A combined algorithm for weighting the variables and clustering in the clustering problem

摘要

One problem in clustering (classification) analysis relates to whether or not the original variables should be transformed in some way before they are used by the clustering algorithm. More often than not, the original variables do require some transformation. The purpose of the transformation may be a desire to have more compact clusters in the space of the transformed variables, to take into account the different nature and/or units of the variables involved, to allow for the different or equal ‘importance’ of different variables, to minimize the number of variables used, etc. Among the linear transformations of variables we distinguish two groups - those which change only the scales of the variables (they are often called weighting procedures), and those which also rotate the space of variables (a good example would be the method of principal components(1)).
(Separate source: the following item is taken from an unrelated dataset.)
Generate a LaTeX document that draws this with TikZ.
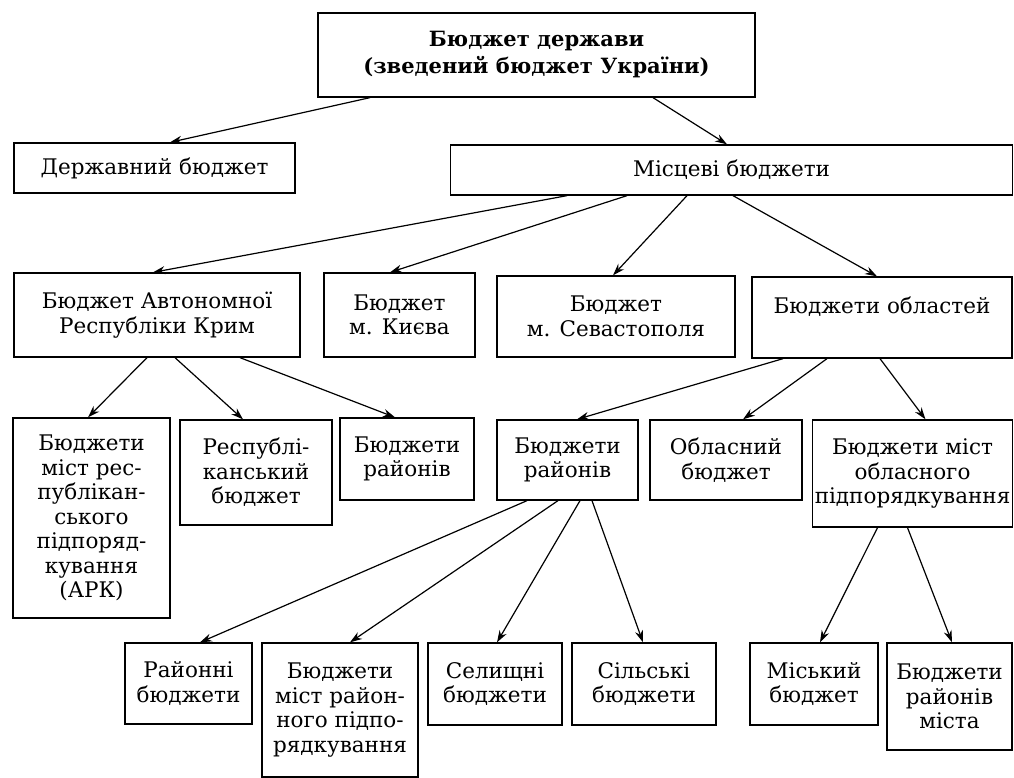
\documentclass[tikz,border=0pt]{standalone}
\usepackage{fontspec}
\setmainfont{DejaVu Serif}
\usetikzlibrary{arrows.meta}
\begin{document}
\begin{tikzpicture}[x=1pt,y=-1pt,
  box/.style={draw, line width=1.3pt, inner sep=0pt, align=center,
    font=\fontsize{21.5}{24.5}\selectfont},
  arr/.style={line width=1.2pt, -{Stealth[length=12pt,width=8pt]}}]
\useasboundingbox (0,0) rectangle (1014,778);
% nodes
\node[box, minimum width=437pt, minimum height=84pt, font=\fontsize{21}{27}\selectfont\bfseries] (top) at (536.5,55) {Бюджет держави\\(зведений бюджет України)};
\node[box, minimum width=281pt, minimum height=50pt] (derzh) at (154.5,168) {Державний бюджет};
\node[box, minimum width=562pt, minimum height=50pt] (misc) at (731.5,170) {Місцеві бюджети};
\node[box, minimum width=286pt, minimum height=84pt] (ark) at (157,315) {Бюджет Автономної\\Республіки Крим};
\node[box, minimum width=151pt, minimum height=84pt] (kyiv) at (399.5,315) {Бюджет\\м. Києва};
\node[box, minimum width=238pt, minimum height=81pt] (sev) at (616,316.5) {Бюджет\\м. Севастополя};
\node[box, minimum width=260pt, minimum height=81pt] (obl) at (882,317.5) {Бюджети областей\\\mbox{}};
\node[box, minimum width=157pt, minimum height=200pt] (mistark) at (91.5,518) {Бюджети\\міст рес-\\публікан-\\ського\\підпоряд-\\кування\\(АРК)};
\node[box, minimum width=152pt, minimum height=105pt] (respb) at (256,472.5) {Республі-\\канський\\бюджет};
\node[box, minimum width=134pt, minimum height=82pt] (raiark) at (407,459) {Бюджети\\районів};
\node[box, minimum width=141pt, minimum height=80pt] (raiobl) at (567.5,460) {Бюджети\\районів};
\node[box, minimum width=152pt, minimum height=80pt] (oblb) at (726,460) {Обласний\\бюджет};
\node[box, minimum width=200pt, minimum height=107pt] (mistobl) at (912.5,473.5) {Бюджети міст\\обласного\\підпорядкування};
\node[box, minimum width=127pt, minimum height=81pt] (raionni) at (188.5,683.5) {Районні\\бюджети};
\node[box, minimum width=156pt, minimum height=134pt] (mistrai) at (340,710) {Бюджети\\міст район-\\ного підпо-\\рядкування};
\node[box, minimum width=134pt, minimum height=82pt] (selyshch) at (495,684) {Селищні\\бюджети};
\node[box, minimum width=144pt, minimum height=82pt] (silski) at (644,684) {Сільські\\бюджети};
\node[box, minimum width=128pt, minimum height=82pt] (misky) at (814,684) {Міський\\бюджет};
\node[box, minimum width=125pt, minimum height=107pt] (raimista) at (949.5,696.5) {Бюджети\\районів\\міста};
% arrows
\draw[arr] ([xshift=-166.5pt]top.south) -- ([xshift=15.5pt]derzh.north);
\draw[arr] ([xshift=116.5pt]top.south) -- ([xshift=-4.5pt]misc.north);
\draw[arr] ([xshift=-164.5pt]misc.south) -- ([xshift=-4pt]ark.north);
\draw[arr] ([xshift=-104.5pt]misc.south) -- ([xshift=-9.5pt]kyiv.north);
\draw[arr] ([xshift=-44.5pt]misc.south) -- ([xshift=-3pt]sev.north);
\draw[arr] ([xshift=1.5pt]misc.south) -- ([xshift=-5pt]obl.north);
\draw[arr] ([xshift=-10pt]ark.south) -- ([xshift=-3.5pt]mistark.north);
\draw[arr] ([xshift=18pt]ark.south) -- ([xshift=-13pt]respb.north);
\draw[arr] ([xshift=83pt]ark.south) -- ([xshift=-12pt]raiark.north);
\draw[arr] ([xshift=-99pt]obl.south) -- ([xshift=9.5pt]raiobl.north);
\draw[arr] ([xshift=-55pt]obl.south) -- ([xshift=17pt]oblb.north);
\draw[arr] ([xshift=-2pt]obl.south) -- ([xshift=13pt]mistobl.north);
\draw[arr] ([xshift=-40.5pt]raiobl.south) -- ([xshift=11.5pt]raionni.north);
\draw[arr] ([xshift=-9.5pt]raiobl.south) -- ([xshift=10pt]mistrai.north);
\draw[arr] ([xshift=12.5pt]raiobl.south) -- ([xshift=2pt]selyshch.north);
\draw[arr] ([xshift=24.5pt]raiobl.south) -- ([xshift=-1pt]silski.north);
\draw[arr] ([xshift=-35pt]mistobl.south) -- ([xshift=6pt]misky.north);
\draw[arr] ([xshift=-5pt]mistobl.south) -- ([xshift=2.5pt]raimista.north);
\end{tikzpicture}
\end{document}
This paper addresses the former group of transformations.One strong reason for using the weighted variables (as opposed to their linear combinations) is that when using them one can interpret the results of the classification in terms of the original (physical) variables. Unfortunately, weighting the variables can result in ‘spoiling’ the compactness of the clusters in the space of the weighted variables if the weighting procedure being used ‘does not care’ about the results of clustering (in other words if the weighting is done prior to and independently of the clustering).A method of weighting the variables which is a part of the classification procedure and thus guarantees an improvement of the cluster clarity is suggested in this paper. The weights of variables and the clusters of objects produced by the algorithm correspond to a local minimum of some classification criterion. Because of this, the resultant weights can be interpreted as a measure of ‘importance’ of the variables for the classification purpose. These weights are compared with such popular weighting procedures as equal variance(6) and Mahalanobis distance(7) methods. Two examples of the performance of the algorithm are presented.